A racionalidade humana não é a causa da razão. O que o nosso cérebro pode fazer é reproduzir a razão universal com mais ou menos qualidade, dependendo da especificidade e características do cérebro em questão; mas se um cérebro for incapaz de retransmitir a razão, isso não significa que a ideia da razão não exista. Seria como dizermos que o som de uma árvore que cai na floresta não existe só porque não há nenhum homem no local para ouvir o som da árvore que cai.

Por último, Damásio confunde “Razão” e “Ideia”, com “Cultura adquirida” pelo Homem vivendo em sociedade; embora a cultura e a tradição estejam ligadas à razão, esta não precisa daquelas para existir. A ordem racional do universo existe independentemente do Homem existir ou não; porém, o antropocentrismo de Damásio (característica dos detentores de alvarás de inteligência emitidos pelo novo clero cientificista) não permite que a razão exista independentemente do cérebro dele.

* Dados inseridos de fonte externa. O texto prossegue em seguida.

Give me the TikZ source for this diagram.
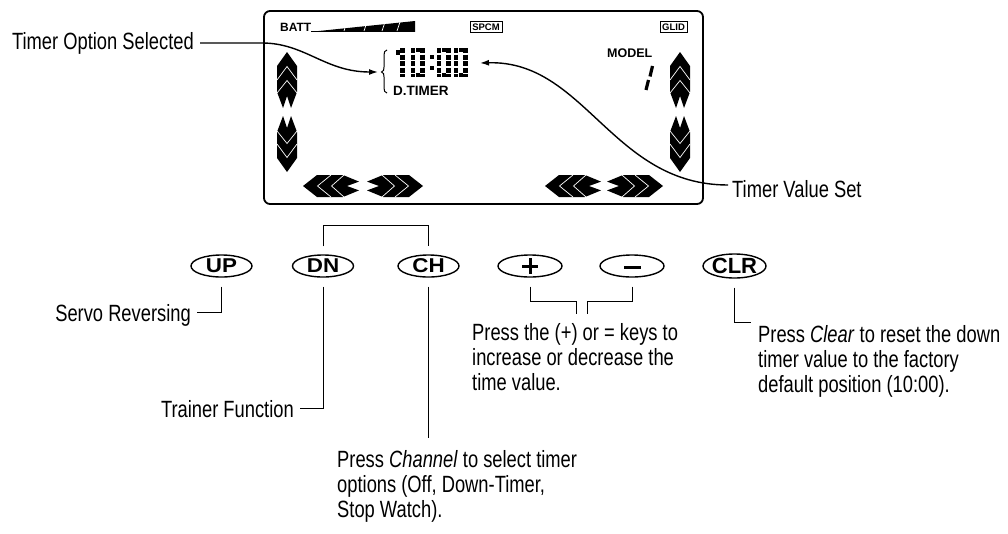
\documentclass[tikz,border=0pt]{standalone}
\usepackage{fontspec}
\setmainfont{Liberation Sans}[FakeStretch=0.78]
\newfontfamily\lcdfont{Liberation Sans}
\newfontfamily\btnfont{Liberation Sans}[FakeStretch=1.12]
\usetikzlibrary{arrows.meta,shapes.geometric}
\tikzset{
  lbl/.style={font=\fontsize{23.5}{25}\selectfont, inner sep=0pt, align=left},
  btn/.style={ellipse, draw, line width=1.4pt, minimum width=61pt, minimum height=22pt, inner sep=0pt},
  btntxt/.style={font=\btnfont\bfseries\fontsize{20}{20}\selectfont},
  ld/.style={line width=0.9pt},
  cv/.style={line width=1.4pt, -{Latex[length=9pt,width=6pt]}},
  lcdtxt/.style={inner sep=0pt, font=\lcdfont\bfseries},
  digbar/.style={line width=4.3pt, dash pattern=on 5pt off 1.6pt},
  halfarr/.pic={
    \fill[black] (0,0) -- (14,10) -- (40,10) -- (56,4) -- (44,0) -- (56,-4) -- (40,-10) -- (14,-10) -- cycle;
    \draw[white, line width=0.7pt] (28,10) -- (14.5,0) -- (28,-10);
    \draw[white, line width=0.7pt] (41,10) -- (28.5,0) -- (41,-10);
  }
}
\begin{document}
\begin{tikzpicture}[x=1pt,y=-1pt]
\useasboundingbox (0,0) rectangle (1008,533);
\fill[white] (0,0) rectangle (1008,533);

% LCD frame
\draw[line width=1.8pt, rounded corners=6pt] (264,11) rectangle (703,204);

% battery
\node[lcdtxt, anchor=base west, font=\lcdfont\bfseries\fontsize{12}{12}\selectfont] (batt) at (280,31.5) {BATT};
\fill (311,31.8) -- (415,21) -- (415,31.8) -- cycle;
\draw[line width=0.8pt] (311,31.5) -- (415,31.5);
\foreach \xx in {347,367,385,400} \draw[white, line width=0.7pt] (\xx,22) -- (\xx-3,31);

% mode boxes
\node[draw, line width=0.8pt, minimum width=32pt, minimum height=10.5pt, inner sep=0pt, font=\lcdfont\bfseries\fontsize{9.5}{10}\selectfont] (spcm) at (486,27) {SPCM};
\node[draw, line width=0.8pt, minimum width=27pt, minimum height=10.5pt, inner sep=0pt, font=\lcdfont\bfseries\fontsize{9.5}{10}\selectfont] (glid) at (673.5,27) {GLID};

% model
\node[lcdtxt, anchor=base west, font=\lcdfont\bfseries\fontsize{12.5}{13}\selectfont] (model) at (607,57) {MODEL};
\draw[line width=3.2pt] (652.5,66) -- (650,76.5);
\draw[line width=3.2pt] (648.5,80) -- (646,90);

% timer digits 10:00
\fill (396,50) rectangle (399.5,54.5);
\draw[digbar] (402.5,48) -- (402.5,77);
\foreach \xx in {411,437,454}{
  \draw[digbar] (\xx+1.9,48) -- (\xx+1.9,77);
  \draw[digbar] (\xx+11.4,48) -- (\xx+11.4,77);
  \fill (\xx+4.7,48) rectangle (\xx+8.6,51.8);
  \fill (\xx+4.7,73.2) rectangle (\xx+8.6,77);
}
\fill (430,55) rectangle (433.8,58.8);
\fill (430,66) rectangle (433.8,69.8);
\node[lcdtxt, anchor=base west, font=\lcdfont\bfseries\fontsize{13.5}{14}\selectfont] (dtimer) at (393,95) {D.TIMER};

% brace
\draw[line width=1pt] (387,50) to[out=180,in=90] (384,55) -- (384,67) to[out=-90,in=0] (381.5,72) to[out=0,in=90] (384,77) -- (384,88) to[out=-90,in=180] (387,93);

% arrow pairs
\pic[rotate=-90] at (287,52) {halfarr};
\pic[rotate=90] at (287,172) {halfarr};
\pic[rotate=-90] at (680,52) {halfarr};
\pic[rotate=90] at (680,172) {halfarr};
\pic[yscale=1.1] at (303,186) {halfarr};
\pic[xscale=-1,yscale=1.1] at (423,186) {halfarr};
\pic[yscale=1.1] at (545,186) {halfarr};
\pic[xscale=-1,yscale=1.1] at (663,186) {halfarr};

% top labels
\node[lbl, anchor=base east] (tos) at (194,49) {Timer Option Selected};
\coordinate (tosL) at (200,43);
\coordinate (tosA) at (378,72);
\draw[cv] (tosL) -- (262,43) .. controls (305,43) and (325,72) .. (tosA);

\node[lbl, anchor=base west] (tvs) at (732,197) {Timer Value Set};
\coordinate (tvsL) at (728,185);
\coordinate (tvsA) at (480,63);
\draw[cv] (tvsL) .. controls (612,185) and (585,60) .. (tvsA);

% buttons
\node[btn] (up) at (221.5,266) {};
\node[btntxt] at (up) {UP};
\node[btn] (dn) at (323,266) {};
\node[btntxt] at (dn) {DN};
\node[btn] (ch) at (428.5,266) {};
\node[btntxt] at (ch) {CH};
\node[btn, minimum width=64pt] (plus) at (530,266) {};
\draw[line width=3pt] (522,266) -- (538,266);
\draw[line width=3pt] (530,258) -- (530,274);
\node[btn, minimum width=64pt] (minus) at (632,266) {};
\draw[line width=3pt] (624,267) -- (641,267);
\node[btn, minimum width=63pt, minimum height=24pt] (clr) at (734.5,266) {};
\node[font=\lcdfont\bfseries\fontsize{22}{22}\selectfont, inner sep=0pt] at (clr) {CLR};

% DN-CH bracket
\coordinate (bar) at (0,225);
\draw[ld] ([yshift=8pt]dn.north) -- (dn.north |- bar) -- (ch.north |- bar) -- ([yshift=8pt]ch.north);

% lower labels
\node[lbl, anchor=base east] (sr) at (191,321) {Servo Reversing};
\coordinate (srj) at (197,312);
\draw[ld] ([yshift=-9pt]up.south) |- (srj);

\node[lbl, anchor=base east] (tf) at (294,417) {Trainer Function};
\coordinate (tfj) at (300,408);
\draw[ld] ([yshift=-9pt]dn.south) |- (tfj);

\node[lbl, anchor=north west] (cht) at (337,450) {Press \textit{Channel} to select timer\\options (Off, Down-Timer,\\Stop Watch).};
\coordinate (chj) at (0,438);
\draw[ld] ([yshift=-9pt]ch.south) -- (ch.south |- chj);

\node[lbl, anchor=north west] (pmt) at (472,323) {Press the (+) or = keys to\\increase or decrease the\\time value.};
\coordinate (pj) at (576,314);
\coordinate (mj) at (587,314);
\coordinate (pmbar) at (0,301);
\draw[ld] ([yshift=-9pt]plus.south) -- (plus.south |- pmbar) -- (pj |- pmbar) -- (pj);
\draw[ld] ([yshift=-9pt]minus.south) -- (minus.south |- pmbar) -- (mj |- pmbar) -- (mj);

\node[lbl, anchor=north west] (clrt) at (758,325) {Press \textit{Clear} to reset the down\\timer value to the factory\\default position (10:00).};
\coordinate (clrj) at (751,322);
\draw[ld] ([yshift=-9pt]clr.south) |- (clrj);
\end{tikzpicture}
\end{document}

Postal publicado no Perspectivas.




1 comentário:

  1. Deste texto, ressalto algo cuja interrogação já fiz por várias vezes...

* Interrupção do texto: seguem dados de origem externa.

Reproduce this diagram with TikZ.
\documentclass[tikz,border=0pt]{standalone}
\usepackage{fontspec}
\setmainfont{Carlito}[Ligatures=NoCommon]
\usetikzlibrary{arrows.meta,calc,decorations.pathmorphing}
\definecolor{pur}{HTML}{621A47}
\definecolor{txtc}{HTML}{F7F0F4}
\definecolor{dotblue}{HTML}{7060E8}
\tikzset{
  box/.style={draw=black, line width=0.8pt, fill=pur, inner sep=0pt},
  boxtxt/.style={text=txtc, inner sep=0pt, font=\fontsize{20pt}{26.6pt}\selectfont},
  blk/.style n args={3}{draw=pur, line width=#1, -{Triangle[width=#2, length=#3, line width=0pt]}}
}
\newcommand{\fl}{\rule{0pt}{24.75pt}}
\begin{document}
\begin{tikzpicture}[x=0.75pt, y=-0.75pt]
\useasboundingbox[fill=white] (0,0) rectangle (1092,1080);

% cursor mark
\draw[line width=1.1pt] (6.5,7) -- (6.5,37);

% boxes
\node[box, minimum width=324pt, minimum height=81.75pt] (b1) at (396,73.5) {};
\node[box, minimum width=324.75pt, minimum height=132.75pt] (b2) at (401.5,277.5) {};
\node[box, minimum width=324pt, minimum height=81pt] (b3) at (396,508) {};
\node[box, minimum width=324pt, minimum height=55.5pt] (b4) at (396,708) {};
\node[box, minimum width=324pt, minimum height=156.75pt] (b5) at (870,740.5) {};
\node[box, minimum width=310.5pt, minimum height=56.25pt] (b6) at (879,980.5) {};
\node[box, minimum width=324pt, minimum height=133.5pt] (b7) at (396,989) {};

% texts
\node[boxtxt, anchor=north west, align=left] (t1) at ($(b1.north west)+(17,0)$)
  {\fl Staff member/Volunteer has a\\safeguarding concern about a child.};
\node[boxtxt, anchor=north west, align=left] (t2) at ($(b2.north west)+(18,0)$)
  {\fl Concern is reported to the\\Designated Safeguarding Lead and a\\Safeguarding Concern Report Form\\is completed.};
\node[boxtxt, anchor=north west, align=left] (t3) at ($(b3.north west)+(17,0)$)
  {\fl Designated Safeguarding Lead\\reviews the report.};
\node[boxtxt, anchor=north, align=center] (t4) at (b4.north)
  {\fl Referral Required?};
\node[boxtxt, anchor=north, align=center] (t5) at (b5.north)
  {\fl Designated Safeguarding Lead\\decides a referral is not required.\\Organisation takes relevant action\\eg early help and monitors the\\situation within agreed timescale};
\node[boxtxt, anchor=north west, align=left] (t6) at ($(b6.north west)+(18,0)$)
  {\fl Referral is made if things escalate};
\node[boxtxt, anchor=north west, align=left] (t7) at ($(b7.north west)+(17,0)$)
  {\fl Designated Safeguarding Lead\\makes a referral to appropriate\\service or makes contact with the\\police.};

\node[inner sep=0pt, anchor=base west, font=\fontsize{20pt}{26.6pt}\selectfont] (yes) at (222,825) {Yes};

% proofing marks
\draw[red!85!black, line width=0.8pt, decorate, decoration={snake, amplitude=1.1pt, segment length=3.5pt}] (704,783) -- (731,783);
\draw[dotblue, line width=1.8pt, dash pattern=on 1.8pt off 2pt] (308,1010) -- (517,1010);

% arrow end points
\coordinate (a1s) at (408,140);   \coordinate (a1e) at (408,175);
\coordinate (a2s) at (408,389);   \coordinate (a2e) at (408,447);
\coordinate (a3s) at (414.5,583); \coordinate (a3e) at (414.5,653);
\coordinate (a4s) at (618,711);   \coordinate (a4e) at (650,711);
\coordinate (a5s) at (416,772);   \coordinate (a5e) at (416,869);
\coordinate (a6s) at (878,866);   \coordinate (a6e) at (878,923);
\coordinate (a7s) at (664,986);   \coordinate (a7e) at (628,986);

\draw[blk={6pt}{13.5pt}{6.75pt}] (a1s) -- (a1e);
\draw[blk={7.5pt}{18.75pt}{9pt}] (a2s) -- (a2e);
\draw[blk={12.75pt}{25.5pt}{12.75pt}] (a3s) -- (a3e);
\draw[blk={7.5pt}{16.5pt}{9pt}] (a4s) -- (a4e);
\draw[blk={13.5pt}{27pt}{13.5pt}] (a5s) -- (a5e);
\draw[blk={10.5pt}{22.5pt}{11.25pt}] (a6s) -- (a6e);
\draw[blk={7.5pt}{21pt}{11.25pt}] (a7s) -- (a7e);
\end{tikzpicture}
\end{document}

    "Num tempo em que a Física e a filosofia quânticas já puseram em questão o epifenomenalismo de Huxley, é lamentável que Damásio tenha escrito um livro de que se terá já arrependido de ter escrito. É espantoso que Damásio tenha recebido o prémio Pessoa 95 por causa deste livro e que, por exemplo, o Mia Couto continue à espera dos prémios que merece e que nunca a política portuguesa se dignou conceder-lhe, e o "De Profundis, Valsa Lenta" de Cardoso Pires tenha sido pouco divulgado e tão mal compreendido.

    Se calhar até tem uma explicação lógica, não é?